Respectfully—and not ignoring the plight of those suffering and the long road still ahead—I’d like to disagree.
Nepalis are among the most resilient people I know. I’ve been here through the quasi civil war and the massacre of the Royal Family, both episodes that shook Nepal to its very core and altered the fabric of people’s psyche forever. And yet they bounced back.
Over the last week, these are some of the things I’ve seen in the streets of Kathmandu, Patan, and my own neighbourhood that give me hope, that have made me smile.
* *
The day after the big one, I drove across town, looking for a friend who lives with her husband and son in his ancestral home, an ancient wood-and-brick affair in the old part of town. Every time I visit her I think the thing will fall around my ears, and I was very afraid for her. When I entered the courtyard her home fronts, I saw it still standing. A small crowd was in the center of the square and my friend detached herself from it and ran up to me, smiling. Her husband also smiled and waved from his place by a large pot, where he and some others were preparing a communal meal for the neighbourhood. They were organized, working together, full of a cheerfulness I hadn’t expected. I left them unexpectedly touched, unaccountably hopeful.
* *
Another friend pitched a tent in an open area near his house, along with many of his neighbours in a more newly built up part of town. “We didn’t even know each other’s names—in fact, I still don’t know them—but we all take turns cooking the meals; if anyone is missing when it’s served, food is saved for them.”
* *
A few days later, the family who owns the plot of land in front of my house showed up to till and plant. Schools are closed, so the whole family was there, and the daughter shyly wandered my way.
“What are you planting?” I asked her.
She struggled for the right word in English and finally found it: “Corn! Do you like corn?”
“I do.”
Then, the question that was really on her mind. “The earthquake, how did you feel?”
“I was scared,” I admitted.
“Me, too!” She smiled broadly and returned to her family.

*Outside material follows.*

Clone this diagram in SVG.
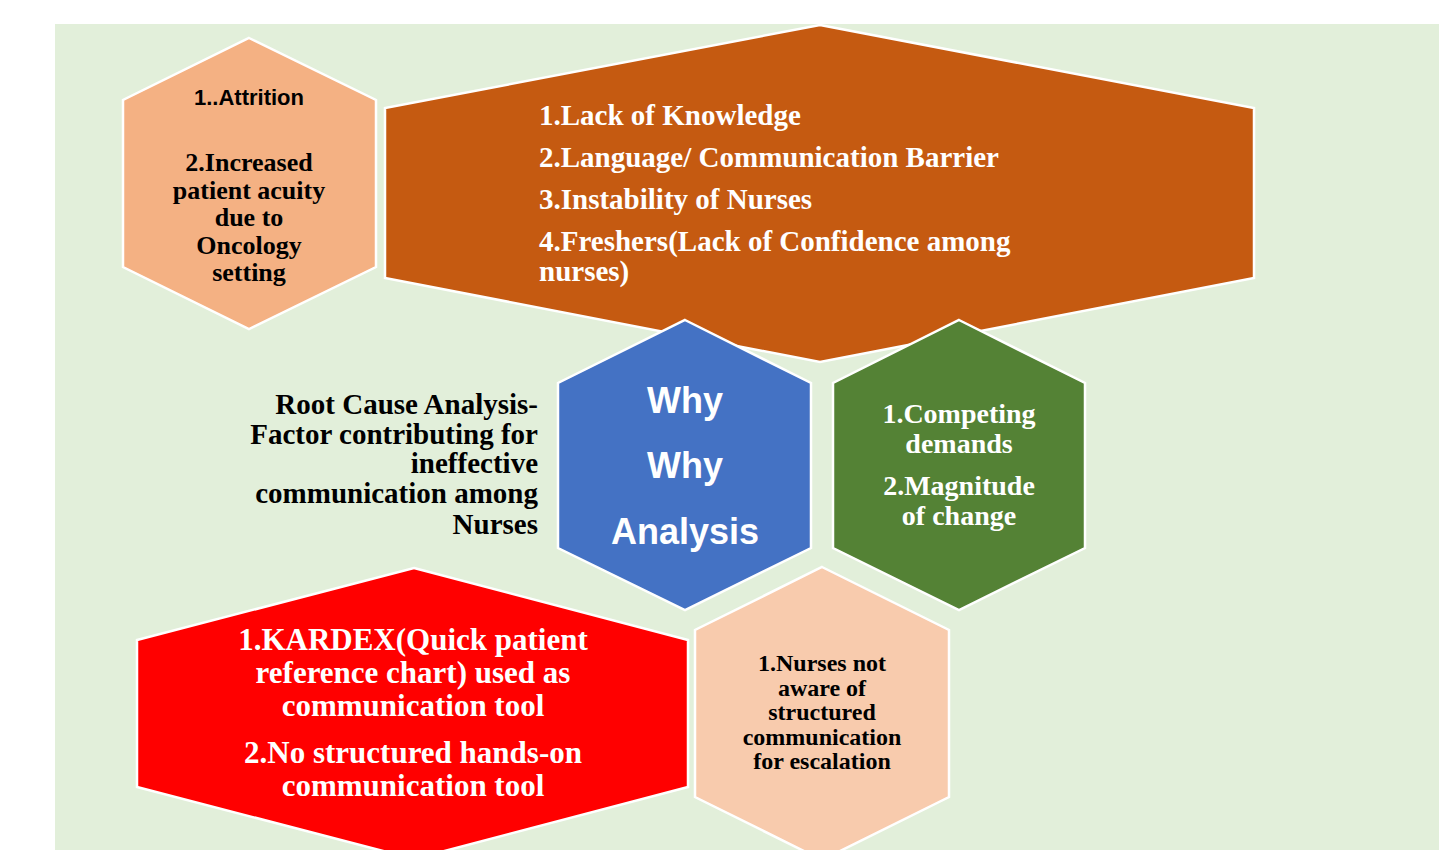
<svg xmlns="http://www.w3.org/2000/svg" width="1439" height="850" viewBox="0 0 1439 850">
<style>
.hex{stroke:#FFFFFF;stroke-width:2.5;stroke-linejoin:miter}
.serif{font-family:"Liberation Serif","Times New Roman",serif;font-weight:bold}
.sans{font-family:"Liberation Sans",Arial,sans-serif;font-weight:bold}
.w{fill:#FFFFFF}
.k{fill:#000000}
</style>
<rect x="0" y="0" width="1439" height="850" fill="#FFFFFF"/>
<rect x="55" y="24" width="1384" height="826" fill="#E2EFDA"/>
<g id="connectors"></g>
<g id="node-factors">
<polygon class="hex" fill="#F4B183" points="249,38 376,100 376,267 249,329 123,267 123,100"/>
<text class="sans k" x="249" y="105" font-size="22" text-anchor="middle">1..Attrition</text>
<g class="serif k" font-size="26" text-anchor="middle">
<text x="249" y="171">2.Increased</text>
<text x="249" y="198.5">patient acuity</text>
<text x="249" y="226">due to</text>
<text x="249" y="253.5">Oncology</text>
<text x="249" y="281">setting</text>
</g>
</g>
<g id="node-people">
<polygon class="hex" fill="#C55A11" points="820,25 1254,108 1254,278 820,362 385,278 385,108"/>
<g class="serif w" font-size="29">
<text x="539" y="125">1.Lack of Knowledge</text>
<text x="539" y="167">2.Language/ Communication Barrier</text>
<text x="539" y="209">3.Instability of Nurses</text>
<text x="539" y="251">4.Freshers(Lack of Confidence among</text>
<text x="539" y="281">nurses)</text>
</g>
</g>
<g id="node-title">
<g class="serif k" font-size="29" text-anchor="end">
<text x="538" y="414">Root Cause Analysis-</text>
<text x="538" y="444">Factor contributing for</text>
<text x="538" y="473">ineffective</text>
<text x="538" y="503">communication among</text>
<text x="538" y="534">Nurses</text>
</g>
</g>
<g id="node-why">
<polygon class="hex" fill="#4472C4" points="685,320 811,383 811,548 685,610 558,548 558,383"/>
<g class="sans w" font-size="36" text-anchor="middle">
<text x="685" y="413">Why</text>
<text x="685" y="478">Why</text>
<text x="685" y="544">Analysis</text>
</g>
</g>
<g id="node-management">
<polygon class="hex" fill="#548235" points="959,320 1085,383 1085,548 959,610 833,548 833,383"/>
<g class="serif w" font-size="28" text-anchor="middle">
<text x="959" y="423">1.Competing</text>
<text x="959" y="453">demands</text>
<text x="959" y="495">2.Magnitude</text>
<text x="959" y="525">of change</text>
</g>
</g>
<g id="node-tools">
<polygon class="hex" fill="#FF0000" points="414,568 688,640 688,787 414,859 137,787 137,640"/>
<g class="serif w" font-size="31" text-anchor="middle">
<text x="413" y="650">1.KARDEX(Quick patient</text>
<text x="413" y="683">reference chart) used as</text>
<text x="413" y="716">communication tool</text>
<text x="413" y="763">2.No structured hands-on</text>
<text x="413" y="796">communication tool</text>
</g>
</g>
<g id="node-process">
<polygon class="hex" fill="#F8CBAD" points="822,567 949,630 949,797 822,860 695,797 695,630"/>
<g class="serif k" font-size="24" text-anchor="middle">
<text x="822" y="671">1.Nurses not</text>
<text x="822" y="695.5">aware of</text>
<text x="822" y="720">structured</text>
<text x="822" y="744.5">communication</text>
<text x="822" y="769">for escalation</text>
</g>
</g>
</svg>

A few minutes later she returned to ask if I had any drinking water, and her and her family took a break from their planting to drink.
**
Everywhere I went I saw generosity, giving, sharing. Most often through food.
By the time I made it across town to check on the girls, I had already lived through what felt like a week. After I’d sat for some time, I was asked if I wanted anything to eat.
“No, no, don’t bother. I’m fine.”
“I’ll make some wai wai, we’ve all just had some.”
I tried to refuse again, and eventually relented.
Soon, I was handed a bowl of steaming soup, made from the ubiquitous and much loved Nepali instant noodle and studded with fresh vegetables, so neatly julienned a chef couldn’t have done it better.
I had not eaten all day. I’ve never been so thankful for a meal.
* *
There is a long road ahead. Many are still suffering, villages are still cut off, and years of rebuilding face the country. But the Nepali people will not only survive, they’ll thrive. Nepal’s got good people. No, great ones. That’s what it looks like from where I’m standing.